Kumpulan materi genetik yang telah terpetakan memajukan teknologi di bidang kedokteran melakukan rekayasa genetika. Termasuk untuk pengobatan kanker. Data keberhasilan pengobatan kanker, dapat dimanfaatkan untuk kemajuan diagnosa berbasis AI. Diagnosa yang membedakan sel yang terobati, dari sel yang menunjukkan keganasan. Teknologi pengenalan kanker secara dini, berkembang. Demikian seterusnya.

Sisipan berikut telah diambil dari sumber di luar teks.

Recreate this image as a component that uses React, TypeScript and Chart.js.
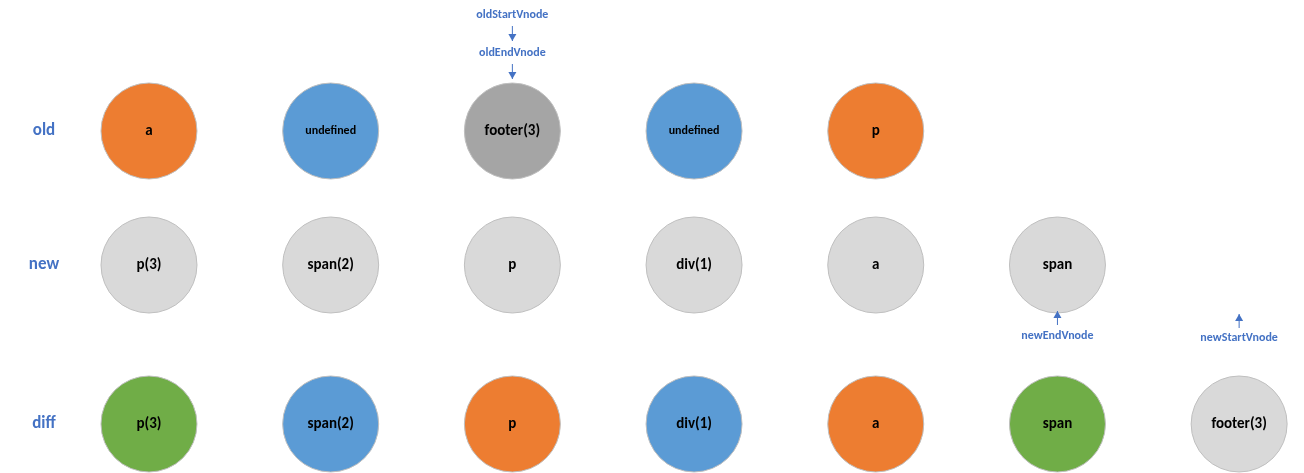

Adapun peristiwa terkait yang harusnya terjadi untuk membolehjadikan singularitas itu, meliputi: pertama, komputer yang lulus Turing test. Turing test bertujuan menentukan: apakah komputer saat memberikan respon dapat meyakinkan pengujinya sebagai manusia, bukan sebagai komputer. Saat respon tak terbedakan --respon komputer, dikenal sebagai respon manusia-- komputer lulus. Lulusnya mesin bekecerdasan ini penting.

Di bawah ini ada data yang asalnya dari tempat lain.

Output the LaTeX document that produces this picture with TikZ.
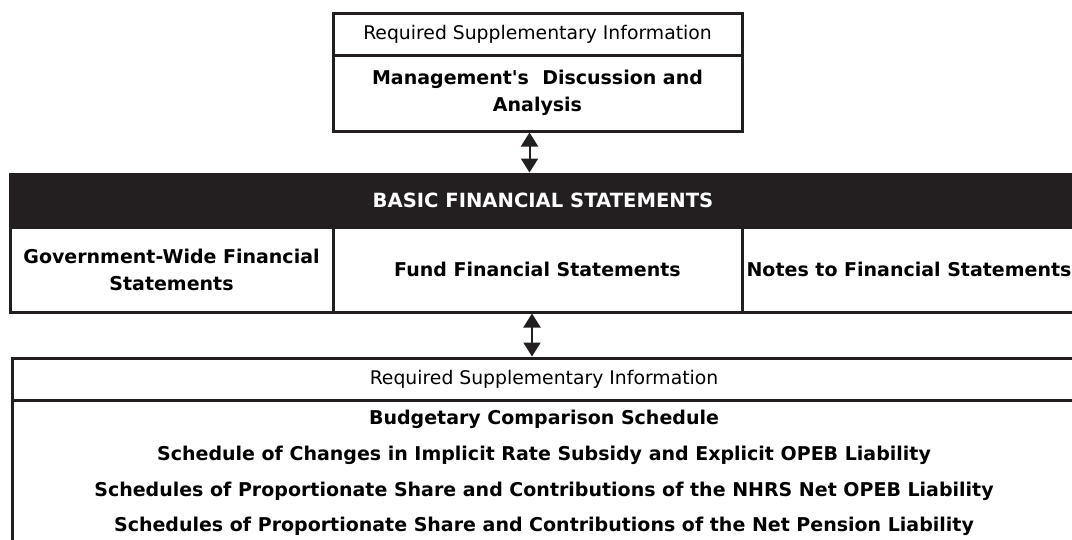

Saat mesin singular dengan manusia, namun ketika responnya masih dikenali sebagai mesin, khayaknya akan menggangap sekedar sebagai mesin yang ditempelkan pada manusia. Singularitas gagal. Karenanya unsur mesin harus dieleminasi.

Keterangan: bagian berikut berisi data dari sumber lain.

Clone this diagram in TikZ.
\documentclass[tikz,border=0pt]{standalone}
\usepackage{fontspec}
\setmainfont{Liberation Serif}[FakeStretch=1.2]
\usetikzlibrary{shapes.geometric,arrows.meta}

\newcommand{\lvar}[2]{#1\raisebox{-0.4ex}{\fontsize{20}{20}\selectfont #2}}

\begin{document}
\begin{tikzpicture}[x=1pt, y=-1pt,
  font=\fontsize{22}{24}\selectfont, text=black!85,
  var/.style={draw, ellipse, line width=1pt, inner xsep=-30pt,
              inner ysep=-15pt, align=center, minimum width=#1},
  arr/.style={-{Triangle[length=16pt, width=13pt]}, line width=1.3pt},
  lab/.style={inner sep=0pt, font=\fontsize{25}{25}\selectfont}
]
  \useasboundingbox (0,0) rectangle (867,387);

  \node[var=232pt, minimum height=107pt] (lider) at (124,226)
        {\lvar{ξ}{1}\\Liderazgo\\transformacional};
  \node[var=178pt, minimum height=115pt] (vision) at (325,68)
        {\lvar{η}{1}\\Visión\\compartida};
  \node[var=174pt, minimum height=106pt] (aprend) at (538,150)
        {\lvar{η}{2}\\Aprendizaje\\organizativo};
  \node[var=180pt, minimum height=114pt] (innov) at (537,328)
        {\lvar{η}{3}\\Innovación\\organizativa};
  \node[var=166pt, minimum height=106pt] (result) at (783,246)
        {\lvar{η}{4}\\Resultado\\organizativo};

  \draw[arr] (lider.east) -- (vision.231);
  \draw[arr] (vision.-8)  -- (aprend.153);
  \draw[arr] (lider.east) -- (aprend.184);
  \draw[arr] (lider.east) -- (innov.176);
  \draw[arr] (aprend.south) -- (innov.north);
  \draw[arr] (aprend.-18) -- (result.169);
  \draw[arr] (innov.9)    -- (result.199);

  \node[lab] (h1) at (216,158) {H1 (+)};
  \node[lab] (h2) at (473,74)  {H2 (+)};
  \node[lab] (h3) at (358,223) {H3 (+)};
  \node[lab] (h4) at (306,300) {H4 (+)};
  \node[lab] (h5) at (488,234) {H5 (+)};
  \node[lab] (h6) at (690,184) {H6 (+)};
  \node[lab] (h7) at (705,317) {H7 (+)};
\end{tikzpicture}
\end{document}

Namun soal kecerdasan, tak sekedar lulus Turing test. Bagian terpenting yang harus terus berkembang, berbahan naluri. Mungkin seperti ini yang dimaksud Ndou: saat bayi baru lahir, kecerdasannya belum utuh. Namun agar hidupnya bertahan, bayi harus terhubung dengan lingkungannya. Nalurilah yang bekerja.

Dalam konteks mesin bekecerdasan, naluri tak pernah dimiliki. Sebab datanya tak pernah diberikan dan dipelajari oleh machine learning, dalam membentuk algoritma tindakan. Tak tentu hingga kapan, mesin dapat melengkapi dirinya dengan naluri. Maka kebolehjadian yang harus dijawab lebih dulu adalah: mungkinkah antarmuka naluri alamiah manusia dengan kecerdasan mesin dapat terwujud?

Selanjutnya peristiwa kedua, komputasi kuantum. Ini adalah bidang komputer yang berkembang pesat, dengan memanfaatkan prinsip-prinsip mekanika kuantum. Implikasi pengembangannya, komputasi -pemrosesan data, penghitungan dan penyelesaian masalah-dapat dilakukan lebih cepat di tingkat yang kompleks. Jauh lebih kompleks dari komputer umumnya, saat ini.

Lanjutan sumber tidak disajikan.